- _Available data_
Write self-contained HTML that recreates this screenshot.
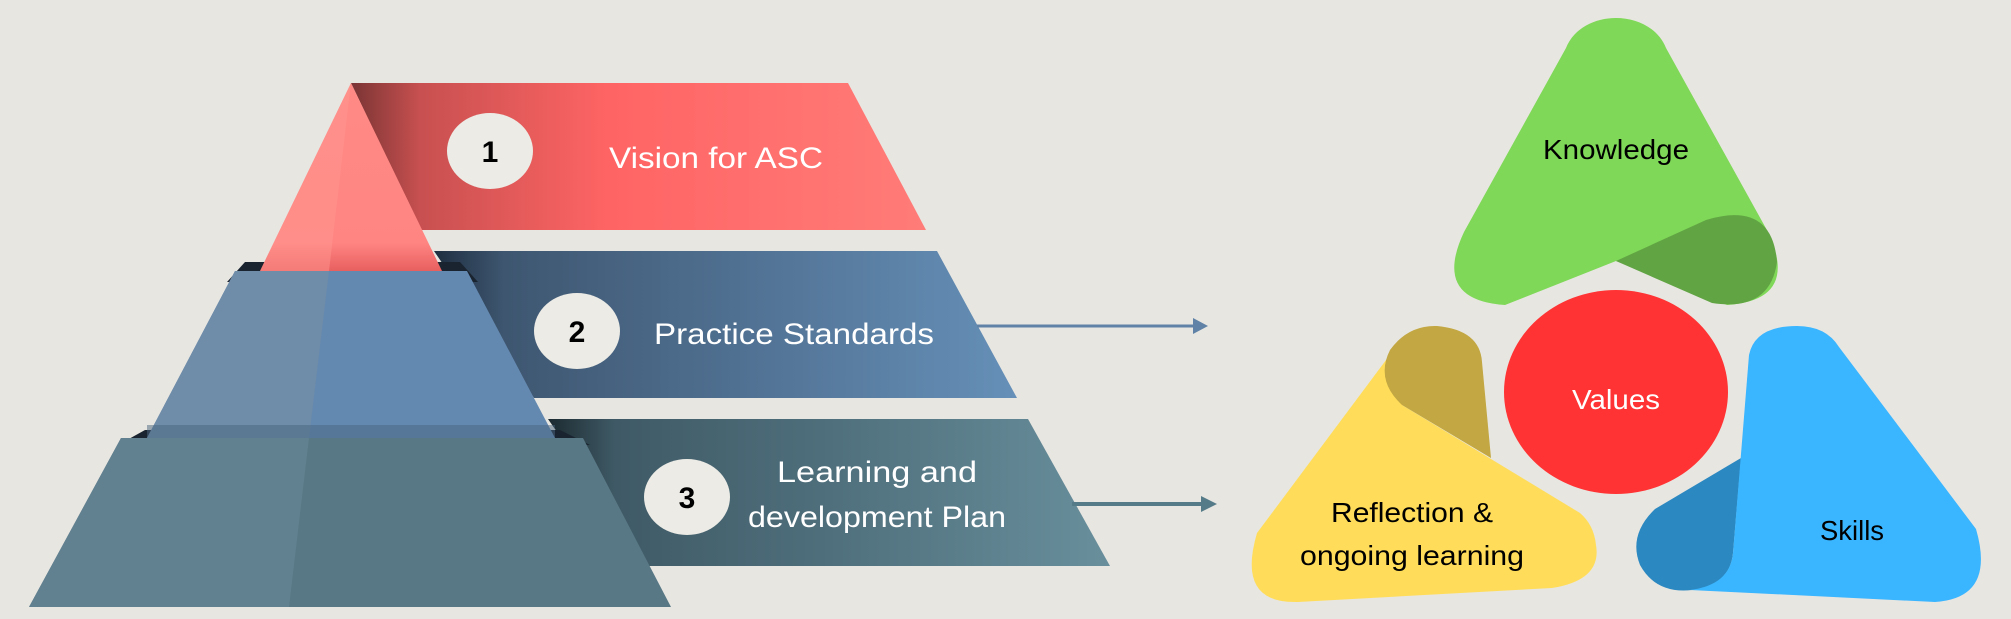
<!DOCTYPE html>
<html><head><meta charset="utf-8"><style>
html,body{margin:0;padding:0;background:#e8e6e1;}
svg{display:block;}
text{font-family:"Liberation Sans",sans-serif;}
</style></head><body>
<svg width="2011" height="619" viewBox="0 0 2011 619" xmlns="http://www.w3.org/2000/svg">
<defs>
<linearGradient id="gr" x1="0" x2="1" y1="0" y2="0">
<stop offset="0" stop-color="#7a3434"/><stop offset="0.12" stop-color="#c85050"/><stop offset="0.45" stop-color="#ff6464"/><stop offset="1" stop-color="#ff7c78"/></linearGradient>
<linearGradient id="gb" x1="0" x2="1" y1="0" y2="0">
<stop offset="0" stop-color="#1e2e40"/><stop offset="0.12" stop-color="#3e5670"/><stop offset="0.5" stop-color="#4f6f90"/><stop offset="1" stop-color="#6690b8"/></linearGradient>
<linearGradient id="gt" x1="0" x2="1" y1="0" y2="0">
<stop offset="0" stop-color="#1c2a30"/><stop offset="0.12" stop-color="#3f5a66"/><stop offset="0.5" stop-color="#4f6f7c"/><stop offset="1" stop-color="#698f9c"/></linearGradient>
<linearGradient id="gtri" x1="0" x2="0" y1="0" y2="1">
<stop offset="0" stop-color="#ff8a85"/><stop offset="0.85" stop-color="#ff8582"/><stop offset="1" stop-color="#e86060"/></linearGradient>
</defs>

<polygon points="351,83 848,83 926,230 421,230" fill="url(#gr)"/>
<polygon points="434,251 937,251 1017,398 534,398" fill="url(#gb)"/>
<polygon points="548,419 1028,419 1110,566 649,566" fill="url(#gt)"/>

<polygon points="227,282 245,262 460,262 478,282" fill="#1a2430"/>
<polygon points="118,445 145,430 560,430 590,445" fill="#1a2430"/>

<polygon points="351,83 442,271 260,271" fill="url(#gtri)"/>
<polygon points="351,83 329,271 260,271" fill="#ff9590" opacity="0.5"/>
<polygon points="235,271 467,271 555,438 147,438" fill="#6489b0"/>
<polygon points="235,271 329,271 309,438 147,438" fill="#6f8ca8"/>
<rect x="147" y="425" width="408" height="13" fill="#4a6580" opacity="0.5"/>
<polygon points="121,438 583,438 671,607 29,607" fill="#587885"/>
<polygon points="121,438 309,438 289,607 29,607" fill="#628190"/>

<ellipse cx="490" cy="151" rx="43" ry="38" fill="#ecebe5"/>
<ellipse cx="577" cy="331" rx="43" ry="38" fill="#ecebe5"/>
<ellipse cx="687" cy="497" rx="43" ry="38" fill="#ecebe5"/>
<text x="490" y="162" font-size="30" font-weight="bold" text-anchor="middle" fill="#000">1</text>
<text x="577" y="342" font-size="30" font-weight="bold" text-anchor="middle" fill="#000">2</text>
<text x="687" y="508" font-size="30" font-weight="bold" text-anchor="middle" fill="#000">3</text>

<text x="716" y="168" font-size="30" text-anchor="middle" fill="#fff" textLength="214" lengthAdjust="spacingAndGlyphs">Vision for ASC</text>
<text x="794" y="344" font-size="30" text-anchor="middle" fill="#fff" textLength="280" lengthAdjust="spacingAndGlyphs">Practice Standards</text>
<text x="877" y="482" font-size="30" text-anchor="middle" fill="#fff" textLength="200" lengthAdjust="spacingAndGlyphs">Learning and</text>
<text x="877" y="527" font-size="30" text-anchor="middle" fill="#fff" textLength="258" lengthAdjust="spacingAndGlyphs">development Plan</text>

<line x1="977" y1="326" x2="1195" y2="326" stroke="#5f82a6" stroke-width="3"/>
<polygon points="1193,318 1208,326 1193,334" fill="#5f82a6"/>
<line x1="1072" y1="504" x2="1203" y2="504" stroke="#557a88" stroke-width="4"/>
<polygon points="1201,496 1217,504 1201,512" fill="#557a88"/>

<path d="M1566,48 C1582,8 1650,8 1666,48 L1768,232 Q1800,300 1727,305 L1616,261 L1505,305 Q1432,300 1464,232 Z" fill="#7fd858"/>
<path d="M1616,261 L1706,220 Q1772,200 1777,262 Q1770,312 1712,303 Z" fill="#61a443"/>
<text x="1616" y="159" font-size="28" text-anchor="middle" fill="#000" textLength="146" lengthAdjust="spacingAndGlyphs">Knowledge</text>

<ellipse cx="1616" cy="392" rx="112" ry="102" fill="#ff3333"/>
<text x="1616" y="409" font-size="28" text-anchor="middle" fill="#fff" textLength="88" lengthAdjust="spacingAndGlyphs">Values</text>

<path d="M1392,352 L1257,533 Q1236,604 1298,602 L1552,588 Q1602,580 1596,545 Q1594,525 1580,513 L1402,405 Z" fill="#ffdd5a"/>
<path d="M1402,405 Q1375,380 1390,350 Q1408,325 1437,326 Q1480,330 1482,362 L1491,458 Z" fill="#c2a742"/>
<text x="1412" y="522" font-size="28" text-anchor="middle" fill="#000" textLength="162" lengthAdjust="spacingAndGlyphs">Reflection &amp;</text>
<text x="1412" y="565" font-size="28" text-anchor="middle" fill="#000" textLength="224" lengthAdjust="spacingAndGlyphs">ongoing learning</text>

<path d="M1741,458 L1655,509 Q1628,535 1640,565 Q1656,594 1692,590 Q1730,585 1733,553 Z" fill="#2b88c0"/>
<path d="M1749,355 Q1755,326 1797,326 Q1826,326 1839,347 L1976,529 Q1996,598 1935,602 L1690,590 Q1730,585 1733,553 Z" fill="#3ab5ff"/>
<text x="1852" y="540" font-size="28" text-anchor="middle" fill="#000" textLength="64" lengthAdjust="spacingAndGlyphs">Skills</text>
</svg>
</body></html>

- _Goal_
Give all the lines above again, character for character, without pictures.

- _In response_
Write self-contained HTML that recreates this screenshot.
<!DOCTYPE html>
<html><head><meta charset="utf-8"><style>
html,body{margin:0;padding:0;background:#e8e6e1;}
svg{display:block;}
text{font-family:"Liberation Sans",sans-serif;}
</style></head><body>
<svg width="2011" height="619" viewBox="0 0 2011 619" xmlns="http://www.w3.org/2000/svg">
<defs>
<linearGradient id="gr" x1="0" x2="1" y1="0" y2="0">
<stop offset="0" stop-color="#7a3434"/><stop offset="0.12" stop-color="#c85050"/><stop offset="0.45" stop-color="#ff6464"/><stop offset="1" stop-color="#ff7c78"/></linearGradient>
<linearGradient id="gb" x1="0" x2="1" y1="0" y2="0">
<stop offset="0" stop-color="#1e2e40"/><stop offset="0.12" stop-color="#3e5670"/><stop offset="0.5" stop-color="#4f6f90"/><stop offset="1" stop-color="#6690b8"/></linearGradient>
<linearGradient id="gt" x1="0" x2="1" y1="0" y2="0">
<stop offset="0" stop-color="#1c2a30"/><stop offset="0.12" stop-color="#3f5a66"/><stop offset="0.5" stop-color="#4f6f7c"/><stop offset="1" stop-color="#698f9c"/></linearGradient>
<linearGradient id="gtri" x1="0" x2="0" y1="0" y2="1">
<stop offset="0" stop-color="#ff8a85"/><stop offset="0.85" stop-color="#ff8582"/><stop offset="1" stop-color="#e86060"/></linearGradient>
</defs>

<polygon points="351,83 848,83 926,230 421,230" fill="url(#gr)"/>
<polygon points="434,251 937,251 1017,398 534,398" fill="url(#gb)"/>
<polygon points="548,419 1028,419 1110,566 649,566" fill="url(#gt)"/>

<polygon points="227,282 245,262 460,262 478,282" fill="#1a2430"/>
<polygon points="118,445 145,430 560,430 590,445" fill="#1a2430"/>

<polygon points="351,83 442,271 260,271" fill="url(#gtri)"/>
<polygon points="351,83 329,271 260,271" fill="#ff9590" opacity="0.5"/>
<polygon points="235,271 467,271 555,438 147,438" fill="#6489b0"/>
<polygon points="235,271 329,271 309,438 147,438" fill="#6f8ca8"/>
<rect x="147" y="425" width="408" height="13" fill="#4a6580" opacity="0.5"/>
<polygon points="121,438 583,438 671,607 29,607" fill="#587885"/>
<polygon points="121,438 309,438 289,607 29,607" fill="#628190"/>

<ellipse cx="490" cy="151" rx="43" ry="38" fill="#ecebe5"/>
<ellipse cx="577" cy="331" rx="43" ry="38" fill="#ecebe5"/>
<ellipse cx="687" cy="497" rx="43" ry="38" fill="#ecebe5"/>
<text x="490" y="162" font-size="30" font-weight="bold" text-anchor="middle" fill="#000">1</text>
<text x="577" y="342" font-size="30" font-weight="bold" text-anchor="middle" fill="#000">2</text>
<text x="687" y="508" font-size="30" font-weight="bold" text-anchor="middle" fill="#000">3</text>

<text x="716" y="168" font-size="30" text-anchor="middle" fill="#fff" textLength="214" lengthAdjust="spacingAndGlyphs">Vision for ASC</text>
<text x="794" y="344" font-size="30" text-anchor="middle" fill="#fff" textLength="280" lengthAdjust="spacingAndGlyphs">Practice Standards</text>
<text x="877" y="482" font-size="30" text-anchor="middle" fill="#fff" textLength="200" lengthAdjust="spacingAndGlyphs">Learning and</text>
<text x="877" y="527" font-size="30" text-anchor="middle" fill="#fff" textLength="258" lengthAdjust="spacingAndGlyphs">development Plan</text>

<line x1="977" y1="326" x2="1195" y2="326" stroke="#5f82a6" stroke-width="3"/>
<polygon points="1193,318 1208,326 1193,334" fill="#5f82a6"/>
<line x1="1072" y1="504" x2="1203" y2="504" stroke="#557a88" stroke-width="4"/>
<polygon points="1201,496 1217,504 1201,512" fill="#557a88"/>

<path d="M1566,48 C1582,8 1650,8 1666,48 L1768,232 Q1800,300 1727,305 L1616,261 L1505,305 Q1432,300 1464,232 Z" fill="#7fd858"/>
<path d="M1616,261 L1706,220 Q1772,200 1777,262 Q1770,312 1712,303 Z" fill="#61a443"/>
<text x="1616" y="159" font-size="28" text-anchor="middle" fill="#000" textLength="146" lengthAdjust="spacingAndGlyphs">Knowledge</text>

<ellipse cx="1616" cy="392" rx="112" ry="102" fill="#ff3333"/>
<text x="1616" y="409" font-size="28" text-anchor="middle" fill="#fff" textLength="88" lengthAdjust="spacingAndGlyphs">Values</text>

<path d="M1392,352 L1257,533 Q1236,604 1298,602 L1552,588 Q1602,580 1596,545 Q1594,525 1580,513 L1402,405 Z" fill="#ffdd5a"/>
<path d="M1402,405 Q1375,380 1390,350 Q1408,325 1437,326 Q1480,330 1482,362 L1491,458 Z" fill="#c2a742"/>
<text x="1412" y="522" font-size="28" text-anchor="middle" fill="#000" textLength="162" lengthAdjust="spacingAndGlyphs">Reflection &amp;</text>
<text x="1412" y="565" font-size="28" text-anchor="middle" fill="#000" textLength="224" lengthAdjust="spacingAndGlyphs">ongoing learning</text>

<path d="M1741,458 L1655,509 Q1628,535 1640,565 Q1656,594 1692,590 Q1730,585 1733,553 Z" fill="#2b88c0"/>
<path d="M1749,355 Q1755,326 1797,326 Q1826,326 1839,347 L1976,529 Q1996,598 1935,602 L1690,590 Q1730,585 1733,553 Z" fill="#3ab5ff"/>
<text x="1852" y="540" font-size="28" text-anchor="middle" fill="#000" textLength="64" lengthAdjust="spacingAndGlyphs">Skills</text>
</svg>
</body></html>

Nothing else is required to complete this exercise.